— BEGIN MATERIAL FOR THE TASK —

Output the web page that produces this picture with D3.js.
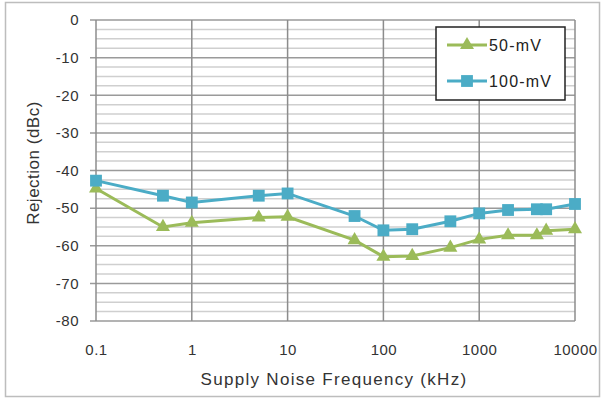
<!DOCTYPE html>
<html>
<head>
<meta charset="utf-8">
<script src="https://cdn.jsdelivr.net/npm/d3@7"></script>
<style>
  body { margin: 0; background: #fff; }
  text { font-family: "Liberation Sans", Arial, sans-serif; }
</style>
</head>
<body>
<div id="chart"></div>
<script>
// DATA
// ------------------------------------------------------------------
var freqs = [0.1, 0.5, 1, 5, 10, 50, 100, 200, 500, 1000, 2000, 4000, 5000, 10000];
var mv50  = [-44.8, -55.0, -53.9, -52.5, -52.3, -58.5, -62.9, -62.7, -60.5, -58.3, -57.2, -57.2, -56.0, -55.6];
var mv100 = [-42.7, -46.7, -48.5, -46.7, -46.1, -52.1, -55.9, -55.6, -53.5, -51.4, -50.5, -50.3, -50.3, -48.9];
var xTicks = [0.1, 1, 10, 100, 1000, 10000];
var yTicks = [0, -10, -20, -30, -40, -50, -60, -70, -80];
var seriesNames = ["50-mV", "100-mV"];

// CANVAS
// ------------------------------------------------------------------
var width = 605,
    height = 400;

var svg = d3.select("#chart")
    .append("svg")
    .attr("width", width)
    .attr("height", height);

// outer frame
svg.append("rect")
    .attr("x", 5.5).attr("y", 2.5)
    .attr("width", 594).attr("height", 394)
    .attr("fill", "none")
    .attr("stroke", "#bdbdbd")
    .attr("stroke-width", 1.5);

// AXES
// ------------------------------------------------------------------
var plotLeft = 96, plotRight = 575, plotTop = 20, plotBottom = 321;

var xScale = d3.scaleLog()
    .domain([0.1, 10000])
    .range([plotLeft, plotRight]);
var yScale = d3.scaleLinear()
    .domain([-80, 0])
    .range([plotBottom, plotTop]);

// minor horizontal grid
var minor = d3.range(-80, 0.01, 2.5).filter(function(v) { return v % 10 !== 0; });
svg.append("g").selectAll("line")
    .data(minor)
    .enter().append("line")
    .attr("x1", plotLeft).attr("x2", plotRight)
    .attr("y1", function(d) { return yScale(d); })
    .attr("y2", function(d) { return yScale(d); })
    .attr("stroke", "#cfcfcf")
    .attr("stroke-width", 1.5);

// major horizontal grid (with ticks sticking out left)
svg.append("g").selectAll("line")
    .data(yTicks)
    .enter().append("line")
    .attr("x1", plotLeft - 6).attr("x2", plotRight)
    .attr("y1", function(d) { return yScale(d); })
    .attr("y2", function(d) { return yScale(d); })
    .attr("stroke", "#9a9a9a")
    .attr("stroke-width", 1.5);

// vertical decade grid
svg.append("g").selectAll("line")
    .data(xTicks)
    .enter().append("line")
    .attr("x1", function(d) { return xScale(d); })
    .attr("x2", function(d) { return xScale(d); })
    .attr("y1", plotTop).attr("y2", plotBottom)
    .attr("stroke", "#8c8c8c")
    .attr("stroke-width", 1.5);

// tick labels (plain hyphen minus, as in the original)
var yAxis = d3.axisLeft(yScale)
    .tickValues(yTicks)
    .tickSize(0)
    .tickPadding(17)
    .tickFormat(function(d) { return String(d); });
svg.append("g")
    .attr("transform", "translate(" + plotLeft + ",0)")
    .call(yAxis)
    .call(function(g) { g.select(".domain").remove(); })
    .selectAll("text")
    .attr("font-size", 15)
    .attr("letter-spacing", 0.5)
    .attr("fill", "#333");

var xAxis = d3.axisBottom(xScale)
    .tickValues(xTicks)
    .tickSize(0)
    .tickPadding(23)
    .tickFormat(function(d) { return String(d); });
svg.append("g")
    .attr("transform", "translate(0," + plotBottom + ")")
    .call(xAxis)
    .call(function(g) { g.select(".domain").remove(); })
    .selectAll("text")
    .attr("font-size", 15)
    .attr("letter-spacing", 0.5)
    .attr("fill", "#333");

svg.append("text")
    .attr("transform", "rotate(-90)")
    .attr("x", -163)
    .attr("y", 39)
    .attr("text-anchor", "middle")
    .attr("font-size", 17)
    .attr("letter-spacing", 0.5)
    .attr("fill", "#333")
    .text("Rejection (dBc)");

svg.append("text")
    .attr("x", 334)
    .attr("y", 385)
    .attr("text-anchor", "middle")
    .attr("font-size", 17)
    .attr("letter-spacing", 1.3)
    .attr("fill", "#333")
    .text("Supply Noise Frequency (kHz)");

// PATHS
// ------------------------------------------------------------------
var colors = ["#9bbb59", "#4bacc6"];
var allSeries = [mv50, mv100];

var line = d3.line()
    .x(function(d, i) { return xScale(freqs[i]); })
    .y(function(d) { return yScale(d); });

var tri = d3.symbol().type(d3.symbolTriangle).size(85);
var sq = d3.symbol().type(d3.symbolSquare).size(140);

allSeries.forEach(function(s, k) {
  svg.append("path")
      .attr("d", line(s))
      .attr("fill", "none")
      .attr("stroke", colors[k])
      .attr("stroke-width", 3);
  svg.append("g").selectAll("path")
      .data(s)
      .enter().append("path")
      .attr("transform", function(d, i) {
        return "translate(" + xScale(freqs[i]) + "," + yScale(d) + ")";
      })
      .attr("d", k === 0 ? tri : sq)
      .attr("fill", colors[k]);
});

// LEGEND
// ------------------------------------------------------------------
var legend = svg.append("g");
legend.append("rect")
    .attr("x", 436).attr("y", 27)
    .attr("width", 129).attr("height", 73)
    .attr("fill", "#fff")
    .attr("stroke", "#222")
    .attr("stroke-width", 1.5);

seriesNames.forEach(function(name, k) {
  var yy = 45 + k * 36;
  legend.append("line")
      .attr("x1", 447).attr("x2", 487)
      .attr("y1", yy).attr("y2", yy)
      .attr("stroke", colors[k])
      .attr("stroke-width", 3);
  legend.append("path")
      .attr("transform", "translate(467," + yy + ")")
      .attr("d", k === 0 ? tri : sq)
      .attr("fill", colors[k]);
  legend.append("text")
      .attr("x", 489).attr("y", yy + 6)
      .attr("font-size", 16)
      .attr("letter-spacing", 1.2)
      .attr("fill", "#222")
      .text(name);
});
</script>
</body>
</html>
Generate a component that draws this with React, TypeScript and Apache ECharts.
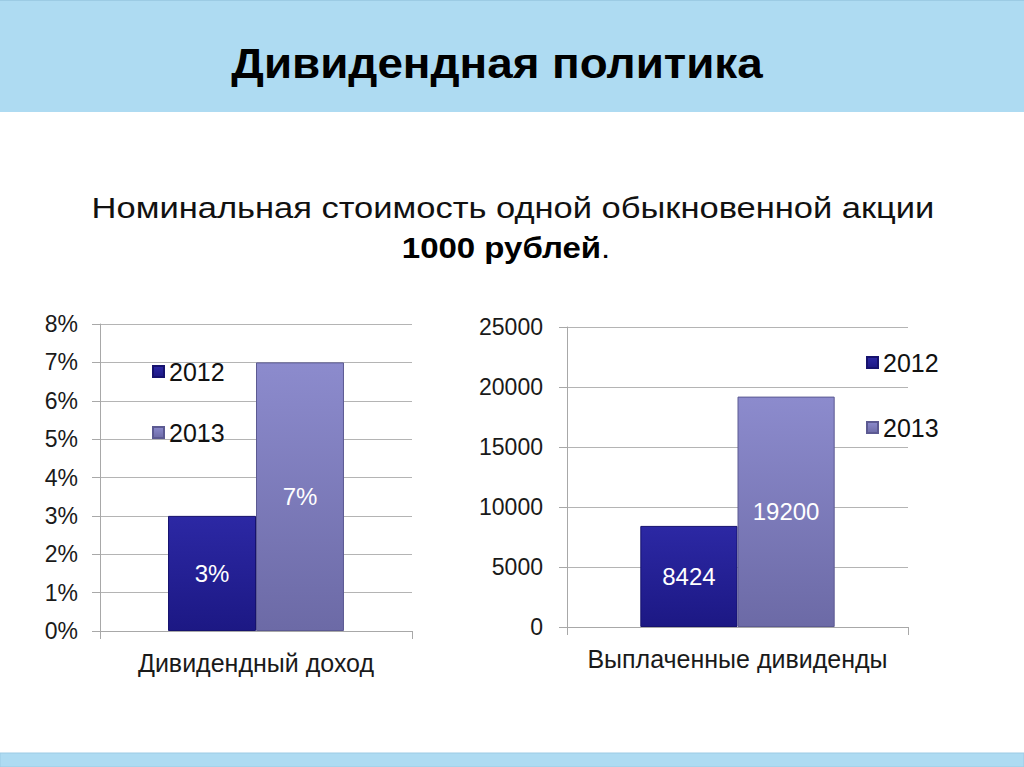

— END MATERIAL FOR THE TASK —

■ WHAT YOU HAVE TO DO
All of the lines above should be printed exactly, minus the pictures.

■ REPLY
Output the web page that produces this picture with D3.js.
<!DOCTYPE html>
<html>
<head>
<meta charset="utf-8">
<script src="https://cdn.jsdelivr.net/npm/d3@7"></script>
<style>
  body { margin: 0; background: #fff; }
  text { font-family: "Liberation Sans", Arial, sans-serif; }
</style>
</head>
<body>
<div id="chart"></div>
<script>
// DATA
// ------------------------------------------------------------------
var freqs = [0.1, 0.5, 1, 5, 10, 50, 100, 200, 500, 1000, 2000, 4000, 5000, 10000];
var mv50  = [-44.8, -55.0, -53.9, -52.5, -52.3, -58.5, -62.9, -62.7, -60.5, -58.3, -57.2, -57.2, -56.0, -55.6];
var mv100 = [-42.7, -46.7, -48.5, -46.7, -46.1, -52.1, -55.9, -55.6, -53.5, -51.4, -50.5, -50.3, -50.3, -48.9];
var xTicks = [0.1, 1, 10, 100, 1000, 10000];
var yTicks = [0, -10, -20, -30, -40, -50, -60, -70, -80];
var seriesNames = ["50-mV", "100-mV"];

// CANVAS
// ------------------------------------------------------------------
var width = 605,
    height = 400;

var svg = d3.select("#chart")
    .append("svg")
    .attr("width", width)
    .attr("height", height);

// outer frame
svg.append("rect")
    .attr("x", 5.5).attr("y", 2.5)
    .attr("width", 594).attr("height", 394)
    .attr("fill", "none")
    .attr("stroke", "#bdbdbd")
    .attr("stroke-width", 1.5);

// AXES
// ------------------------------------------------------------------
var plotLeft = 96, plotRight = 575, plotTop = 20, plotBottom = 321;

var xScale = d3.scaleLog()
    .domain([0.1, 10000])
    .range([plotLeft, plotRight]);
var yScale = d3.scaleLinear()
    .domain([-80, 0])
    .range([plotBottom, plotTop]);

// minor horizontal grid
var minor = d3.range(-80, 0.01, 2.5).filter(function(v) { return v % 10 !== 0; });
svg.append("g").selectAll("line")
    .data(minor)
    .enter().append("line")
    .attr("x1", plotLeft).attr("x2", plotRight)
    .attr("y1", function(d) { return yScale(d); })
    .attr("y2", function(d) { return yScale(d); })
    .attr("stroke", "#cfcfcf")
    .attr("stroke-width", 1.5);

// major horizontal grid (with ticks sticking out left)
svg.append("g").selectAll("line")
    .data(yTicks)
    .enter().append("line")
    .attr("x1", plotLeft - 6).attr("x2", plotRight)
    .attr("y1", function(d) { return yScale(d); })
    .attr("y2", function(d) { return yScale(d); })
    .attr("stroke", "#9a9a9a")
    .attr("stroke-width", 1.5);

// vertical decade grid
svg.append("g").selectAll("line")
    .data(xTicks)
    .enter().append("line")
    .attr("x1", function(d) { return xScale(d); })
    .attr("x2", function(d) { return xScale(d); })
    .attr("y1", plotTop).attr("y2", plotBottom)
    .attr("stroke", "#8c8c8c")
    .attr("stroke-width", 1.5);

// tick labels (plain hyphen minus, as in the original)
var yAxis = d3.axisLeft(yScale)
    .tickValues(yTicks)
    .tickSize(0)
    .tickPadding(17)
    .tickFormat(function(d) { return String(d); });
svg.append("g")
    .attr("transform", "translate(" + plotLeft + ",0)")
    .call(yAxis)
    .call(function(g) { g.select(".domain").remove(); })
    .selectAll("text")
    .attr("font-size", 15)
    .attr("letter-spacing", 0.5)
    .attr("fill", "#333");

var xAxis = d3.axisBottom(xScale)
    .tickValues(xTicks)
    .tickSize(0)
    .tickPadding(23)
    .tickFormat(function(d) { return String(d); });
svg.append("g")
    .attr("transform", "translate(0," + plotBottom + ")")
    .call(xAxis)
    .call(function(g) { g.select(".domain").remove(); })
    .selectAll("text")
    .attr("font-size", 15)
    .attr("letter-spacing", 0.5)
    .attr("fill", "#333");

svg.append("text")
    .attr("transform", "rotate(-90)")
    .attr("x", -163)
    .attr("y", 39)
    .attr("text-anchor", "middle")
    .attr("font-size", 17)
    .attr("letter-spacing", 0.5)
    .attr("fill", "#333")
    .text("Rejection (dBc)");

svg.append("text")
    .attr("x", 334)
    .attr("y", 385)
    .attr("text-anchor", "middle")
    .attr("font-size", 17)
    .attr("letter-spacing", 1.3)
    .attr("fill", "#333")
    .text("Supply Noise Frequency (kHz)");

// PATHS
// ------------------------------------------------------------------
var colors = ["#9bbb59", "#4bacc6"];
var allSeries = [mv50, mv100];

var line = d3.line()
    .x(function(d, i) { return xScale(freqs[i]); })
    .y(function(d) { return yScale(d); });

var tri = d3.symbol().type(d3.symbolTriangle).size(85);
var sq = d3.symbol().type(d3.symbolSquare).size(140);

allSeries.forEach(function(s, k) {
  svg.append("path")
      .attr("d", line(s))
      .attr("fill", "none")
      .attr("stroke", colors[k])
      .attr("stroke-width", 3);
  svg.append("g").selectAll("path")
      .data(s)
      .enter().append("path")
      .attr("transform", function(d, i) {
        return "translate(" + xScale(freqs[i]) + "," + yScale(d) + ")";
      })
      .attr("d", k === 0 ? tri : sq)
      .attr("fill", colors[k]);
});

// LEGEND
// ------------------------------------------------------------------
var legend = svg.append("g");
legend.append("rect")
    .attr("x", 436).attr("y", 27)
    .attr("width", 129).attr("height", 73)
    .attr("fill", "#fff")
    .attr("stroke", "#222")
    .attr("stroke-width", 1.5);

seriesNames.forEach(function(name, k) {
  var yy = 45 + k * 36;
  legend.append("line")
      .attr("x1", 447).attr("x2", 487)
      .attr("y1", yy).attr("y2", yy)
      .attr("stroke", colors[k])
      .attr("stroke-width", 3);
  legend.append("path")
      .attr("transform", "translate(467," + yy + ")")
      .attr("d", k === 0 ? tri : sq)
      .attr("fill", colors[k]);
  legend.append("text")
      .attr("x", 489).attr("y", yy + 6)
      .attr("font-size", 16)
      .attr("letter-spacing", 1.2)
      .attr("fill", "#222")
      .text(name);
});
</script>
</body>
</html>
Generate a component that draws this with React, TypeScript and Apache ECharts.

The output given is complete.